---------- DATASET ENTRIES
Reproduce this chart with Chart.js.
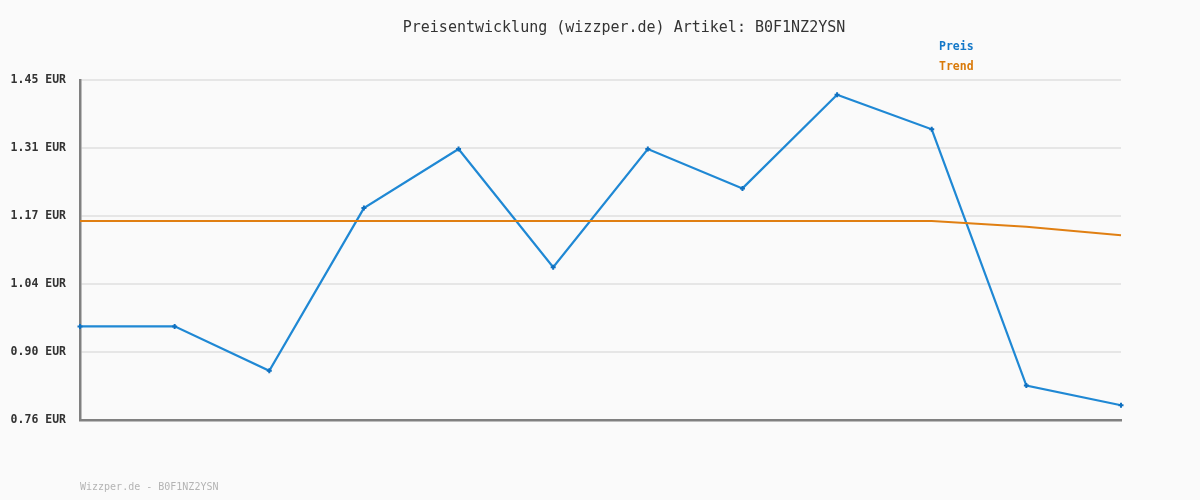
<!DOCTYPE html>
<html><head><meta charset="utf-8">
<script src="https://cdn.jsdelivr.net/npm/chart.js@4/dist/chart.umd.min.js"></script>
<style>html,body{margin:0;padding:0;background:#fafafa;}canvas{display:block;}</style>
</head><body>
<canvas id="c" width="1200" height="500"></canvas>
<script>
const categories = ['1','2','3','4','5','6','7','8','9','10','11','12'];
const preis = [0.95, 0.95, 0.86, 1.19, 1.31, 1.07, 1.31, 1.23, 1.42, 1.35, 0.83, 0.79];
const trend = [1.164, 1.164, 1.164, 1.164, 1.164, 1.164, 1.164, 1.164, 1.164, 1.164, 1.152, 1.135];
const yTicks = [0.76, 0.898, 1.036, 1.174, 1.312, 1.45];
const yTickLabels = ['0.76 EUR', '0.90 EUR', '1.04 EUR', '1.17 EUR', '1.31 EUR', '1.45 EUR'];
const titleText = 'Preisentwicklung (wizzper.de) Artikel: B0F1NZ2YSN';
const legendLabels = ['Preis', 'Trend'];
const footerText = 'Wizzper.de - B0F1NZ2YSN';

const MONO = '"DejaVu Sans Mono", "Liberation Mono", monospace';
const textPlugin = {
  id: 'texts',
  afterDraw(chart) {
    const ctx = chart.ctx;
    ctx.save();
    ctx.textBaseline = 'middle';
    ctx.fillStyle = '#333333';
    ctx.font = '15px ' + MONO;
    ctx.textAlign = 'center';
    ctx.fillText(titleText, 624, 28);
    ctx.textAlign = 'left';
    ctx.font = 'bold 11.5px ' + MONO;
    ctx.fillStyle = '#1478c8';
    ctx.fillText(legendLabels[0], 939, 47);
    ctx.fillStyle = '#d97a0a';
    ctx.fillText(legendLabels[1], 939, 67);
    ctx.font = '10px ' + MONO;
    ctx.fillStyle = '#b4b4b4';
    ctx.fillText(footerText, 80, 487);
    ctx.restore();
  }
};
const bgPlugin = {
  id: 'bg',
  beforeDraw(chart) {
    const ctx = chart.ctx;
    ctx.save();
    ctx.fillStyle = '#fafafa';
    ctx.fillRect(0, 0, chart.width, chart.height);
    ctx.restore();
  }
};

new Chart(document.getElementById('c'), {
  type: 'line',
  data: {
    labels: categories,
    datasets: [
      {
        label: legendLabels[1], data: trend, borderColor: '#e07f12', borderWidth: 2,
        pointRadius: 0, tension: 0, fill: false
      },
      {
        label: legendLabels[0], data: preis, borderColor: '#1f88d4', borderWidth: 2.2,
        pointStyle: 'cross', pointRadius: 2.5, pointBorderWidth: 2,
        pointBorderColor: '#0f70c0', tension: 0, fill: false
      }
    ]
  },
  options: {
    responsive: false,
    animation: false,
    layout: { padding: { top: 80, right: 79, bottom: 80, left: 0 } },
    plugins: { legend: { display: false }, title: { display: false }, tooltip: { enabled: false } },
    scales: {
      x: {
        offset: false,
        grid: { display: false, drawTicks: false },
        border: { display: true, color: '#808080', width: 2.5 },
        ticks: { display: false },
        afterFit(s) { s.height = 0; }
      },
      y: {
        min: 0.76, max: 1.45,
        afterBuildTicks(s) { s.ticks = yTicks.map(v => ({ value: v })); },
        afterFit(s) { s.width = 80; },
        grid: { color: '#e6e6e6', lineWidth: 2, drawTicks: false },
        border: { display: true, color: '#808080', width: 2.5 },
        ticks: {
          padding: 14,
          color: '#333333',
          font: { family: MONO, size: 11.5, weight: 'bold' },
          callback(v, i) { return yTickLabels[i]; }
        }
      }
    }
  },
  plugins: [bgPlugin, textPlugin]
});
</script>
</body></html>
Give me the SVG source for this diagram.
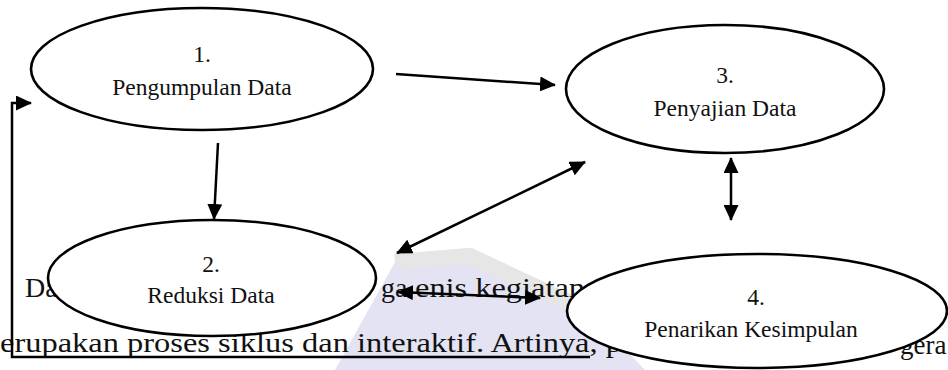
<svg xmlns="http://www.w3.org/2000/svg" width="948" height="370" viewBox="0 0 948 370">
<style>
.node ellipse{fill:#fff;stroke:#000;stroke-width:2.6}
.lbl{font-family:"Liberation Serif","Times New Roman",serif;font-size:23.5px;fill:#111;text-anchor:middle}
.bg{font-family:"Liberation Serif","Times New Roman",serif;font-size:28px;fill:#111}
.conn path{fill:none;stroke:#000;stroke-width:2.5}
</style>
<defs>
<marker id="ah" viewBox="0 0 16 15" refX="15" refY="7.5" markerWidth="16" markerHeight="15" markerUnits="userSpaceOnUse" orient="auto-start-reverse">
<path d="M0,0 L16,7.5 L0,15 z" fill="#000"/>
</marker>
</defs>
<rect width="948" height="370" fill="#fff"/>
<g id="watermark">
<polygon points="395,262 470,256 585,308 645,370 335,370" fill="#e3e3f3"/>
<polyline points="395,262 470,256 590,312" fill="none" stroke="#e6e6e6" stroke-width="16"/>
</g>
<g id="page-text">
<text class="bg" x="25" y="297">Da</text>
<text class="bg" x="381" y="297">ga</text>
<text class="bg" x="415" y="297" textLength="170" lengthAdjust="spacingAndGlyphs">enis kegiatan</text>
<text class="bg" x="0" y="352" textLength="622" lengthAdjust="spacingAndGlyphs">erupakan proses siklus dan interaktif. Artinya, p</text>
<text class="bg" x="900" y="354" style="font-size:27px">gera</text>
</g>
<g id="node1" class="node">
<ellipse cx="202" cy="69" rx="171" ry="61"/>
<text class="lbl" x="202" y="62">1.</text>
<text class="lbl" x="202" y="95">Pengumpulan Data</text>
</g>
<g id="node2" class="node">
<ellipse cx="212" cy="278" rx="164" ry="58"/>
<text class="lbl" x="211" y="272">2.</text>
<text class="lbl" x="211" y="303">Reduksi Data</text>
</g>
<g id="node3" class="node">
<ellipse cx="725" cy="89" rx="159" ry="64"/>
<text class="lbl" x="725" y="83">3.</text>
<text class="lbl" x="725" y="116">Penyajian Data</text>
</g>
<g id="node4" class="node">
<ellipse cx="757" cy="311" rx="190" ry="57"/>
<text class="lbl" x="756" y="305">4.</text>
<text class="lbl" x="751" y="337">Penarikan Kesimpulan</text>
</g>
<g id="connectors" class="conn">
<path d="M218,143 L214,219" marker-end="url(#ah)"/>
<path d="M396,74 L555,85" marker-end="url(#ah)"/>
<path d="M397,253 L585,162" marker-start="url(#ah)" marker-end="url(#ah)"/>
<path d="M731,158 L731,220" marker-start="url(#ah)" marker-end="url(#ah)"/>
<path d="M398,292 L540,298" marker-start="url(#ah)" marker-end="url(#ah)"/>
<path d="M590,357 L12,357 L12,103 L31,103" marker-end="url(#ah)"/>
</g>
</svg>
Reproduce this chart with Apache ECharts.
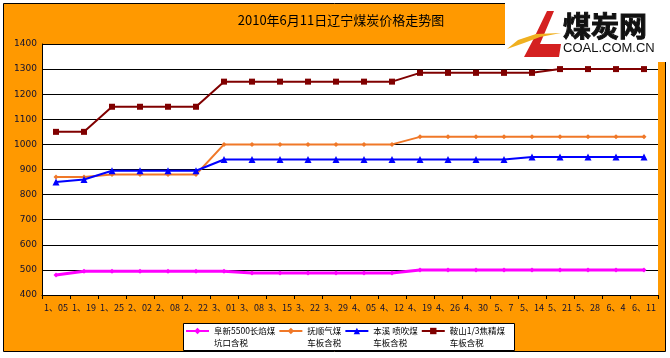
--------------------
PROBLEM DESCRIPTION: Copy every line above in which the string "with" shows up.

FULL OUTPUT:
Reproduce this chart with Chart.js.
Reproduce this chart with Apache ECharts.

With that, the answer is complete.